Red-light cameras are now operating around the clock at 140 intersections in B.C., including six on Vancouver Island.
The cameras, which snap pictures of cars running red lights, previously operated for just six hours a day. They have been upgraded so that they can run 24 hours a day.
Provincial officials moved last year to increase the operating time in an effort to reduce crashes and keep a lid on Insurance Corp. of B.C.’s skyrocketing costs.
Cameras at a number of locations switched to longer hours last November and all were working around the clock by the end of July.

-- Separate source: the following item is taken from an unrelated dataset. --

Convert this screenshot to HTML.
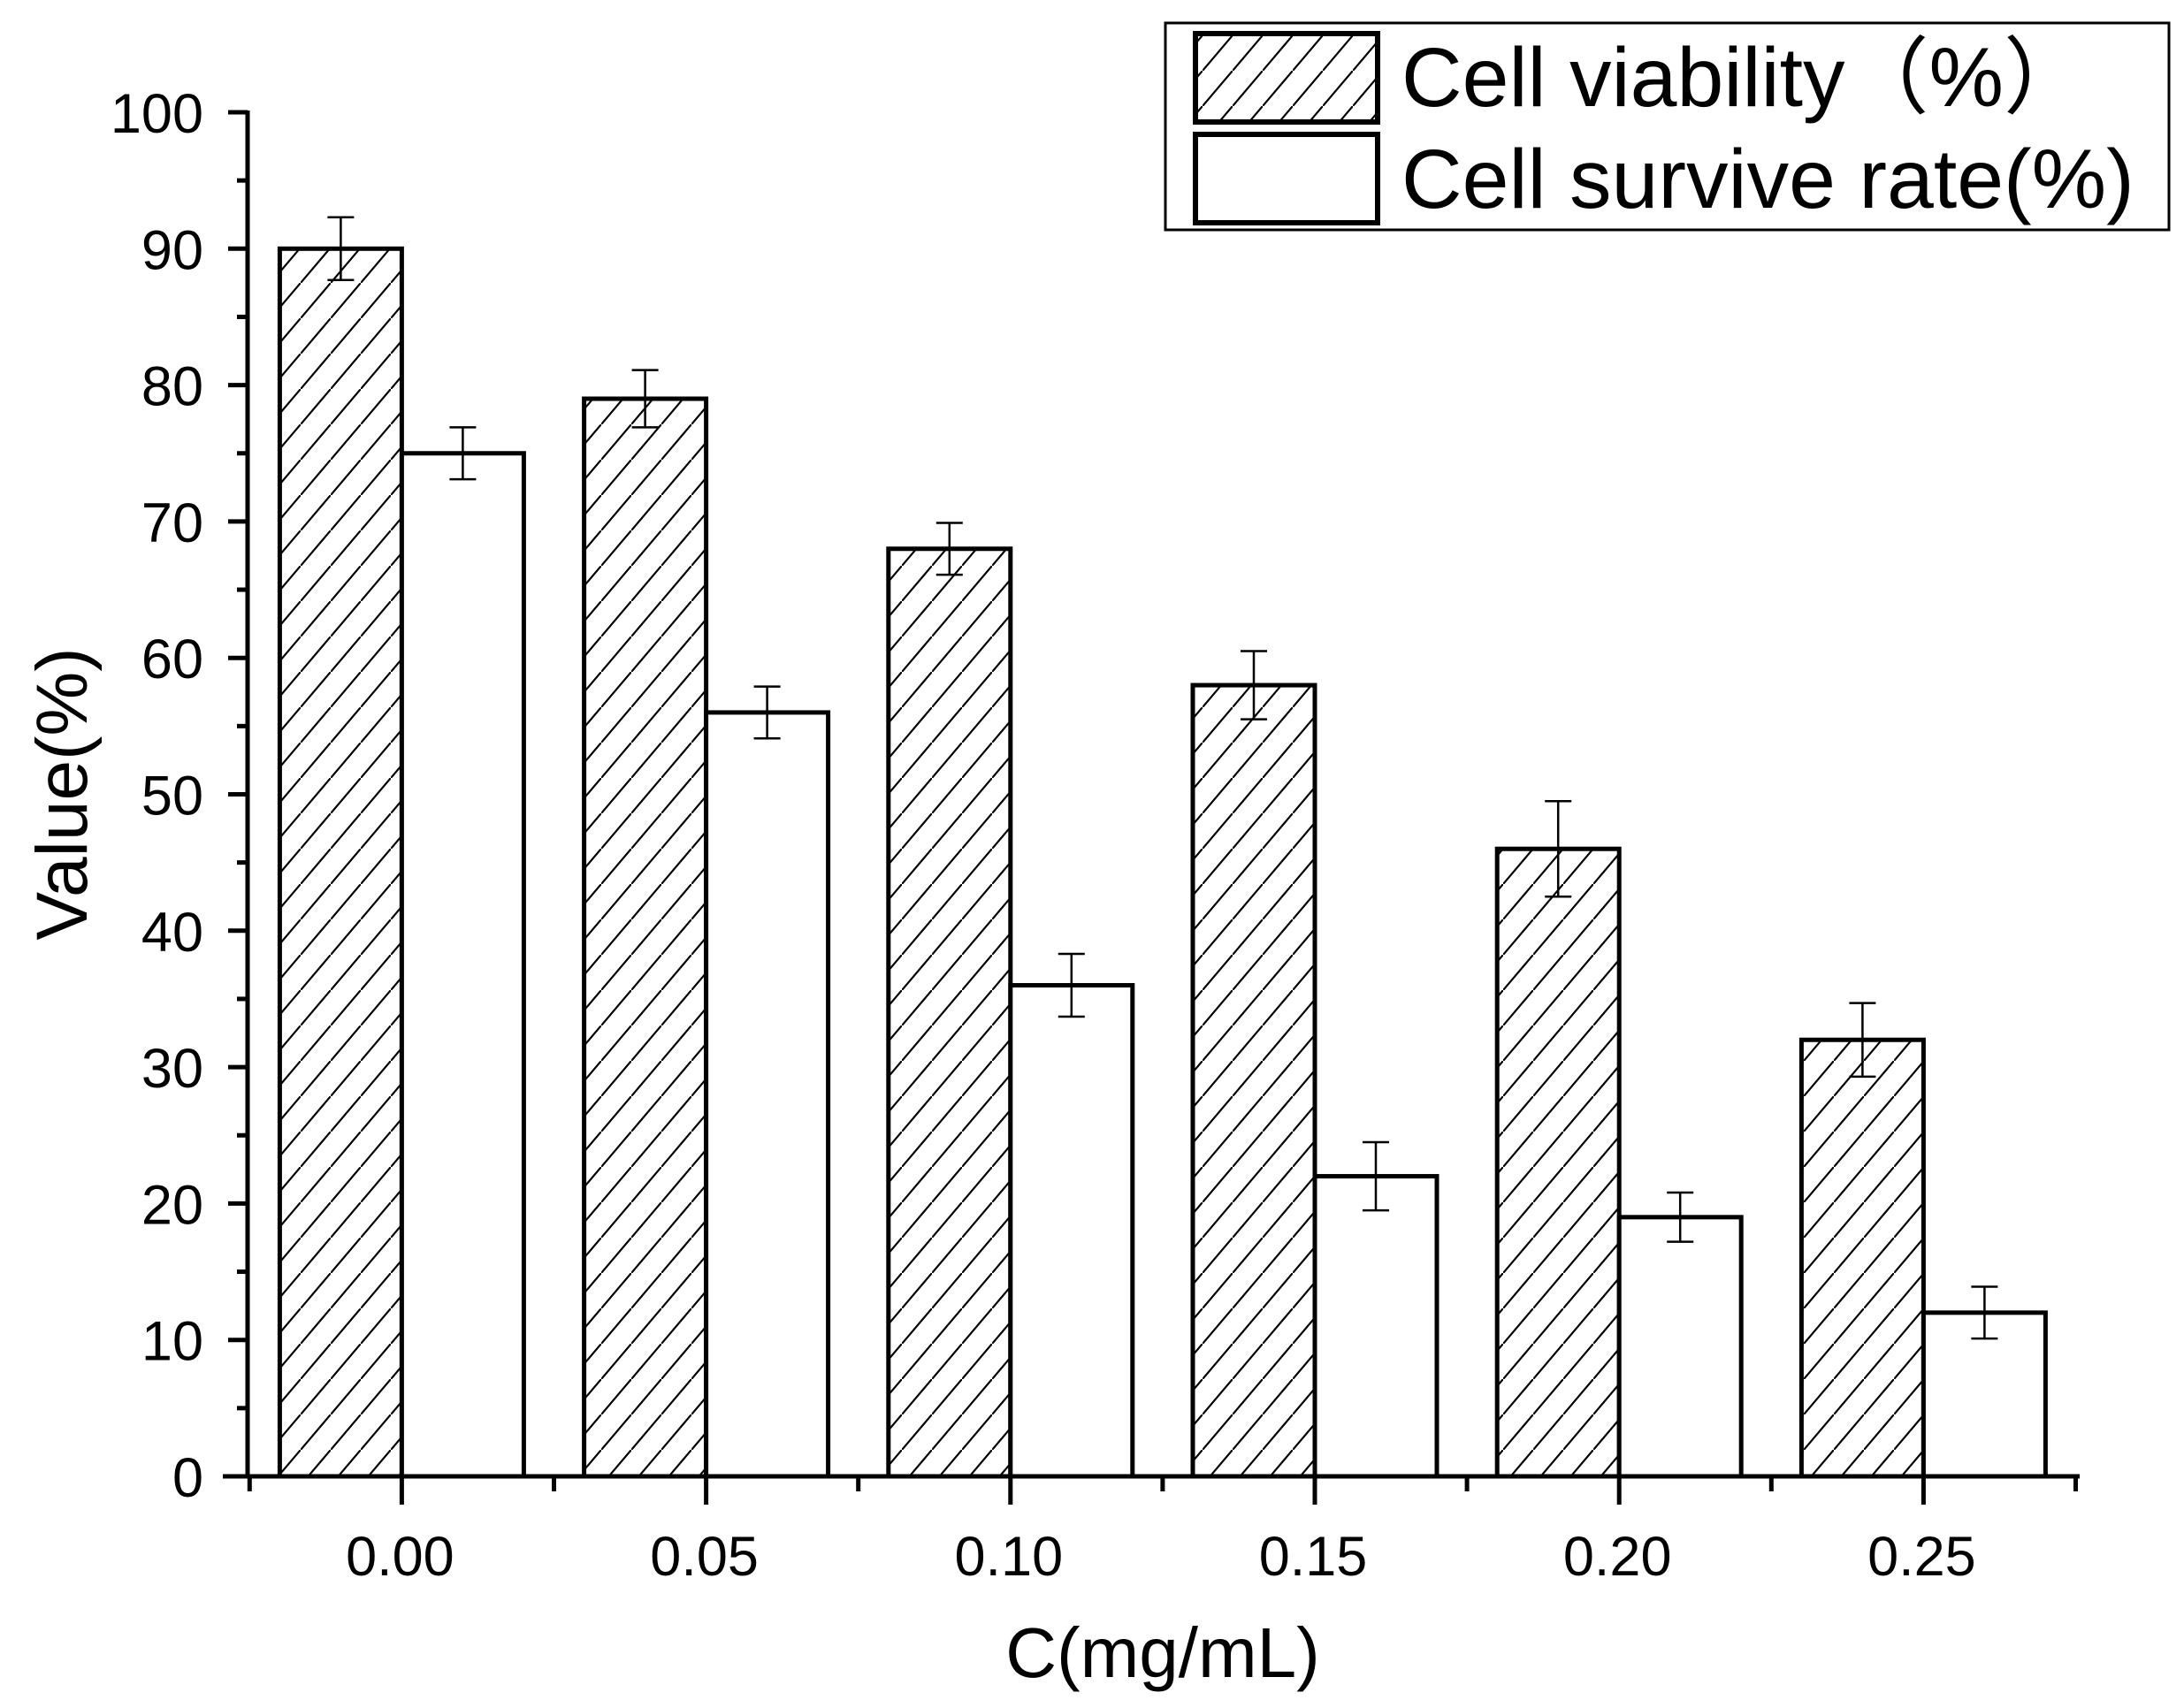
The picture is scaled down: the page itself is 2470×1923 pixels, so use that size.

“Last year, there were more than 350,000 crashes in this province and 60 per cent of them occurred at intersections,” Solicitor General Mike Farnworth said in an interview. “We have to bring that down.
“The cameras have been operating for six hours a day and, clearly, people think most of the time they’re not on. If they’re on 24 hours a day, people will most likely think twice before running the red light.”
The provincial government has hired more staff to review incidents and issue tickets. The vehicle’s owner is responsible for the $167 fine even if someone else was driving.
“I think the public support is absolutely there,” Farnworth said. “Every survey I’ve seen shows that people running red lights at intersections is one of the top frustrations of motorists.”
Greater Victoria has two red-light cameras, at Tillicum Road and the Trans-Canada Highway, and Shelbourne Street at Hillside Avenue. There are two cameras in Nanaimo (Island Highway at Aulds Road and Norwell Drive), and one each in Duncan (Trans-Canada Hwy at Trunk Road) and Courtenay (17th Street at Cliffe Avenue).
The Capital Regional District’s traffic safety commission welcomed the decision to operate the cameras around the clock.
“Most of us on the commission were surprised to learn they were only operating six hours a day,” said Saanich Coun. Colin Plant, who chairs the commission. “It seems logical that they would be in operation 24 hours a day, because infractions happen 24 hours a day.
“I think anything that can help make roads less dangerous because people are driving with caution, or perhaps even fear of getting a ticket, is a good thing. If you don’t run the red light, you won’t get a ticket.”
Plant and Chris Foord, the commission’s vice-chairman, both said the only concern they have is that they’d like to see more than two red-light cameras in the region. “To me, it seems appropriate that we have at least six of them in Victoria,” Foord said.
Plant said he’s looking forward to the cameras soon being used to catch speeders as well as red-light violators. “Technology needs to be embraced and where we have problems we need to implement solutions.”
Farnworth announced in March that the government will begin upgrading red-light cameras to identify motorists racing through intersections on red, yellow or green lights.
He said officials are analyzing crash data to determine which intersections will get the new technology. The locations will be announced this fall and signs will be posted at the intersections to alert motorists.
“It’s not a cheap operation to upgrade,” Farnworth said, adding that only the highest risk intersections will be equipped to catch speeders.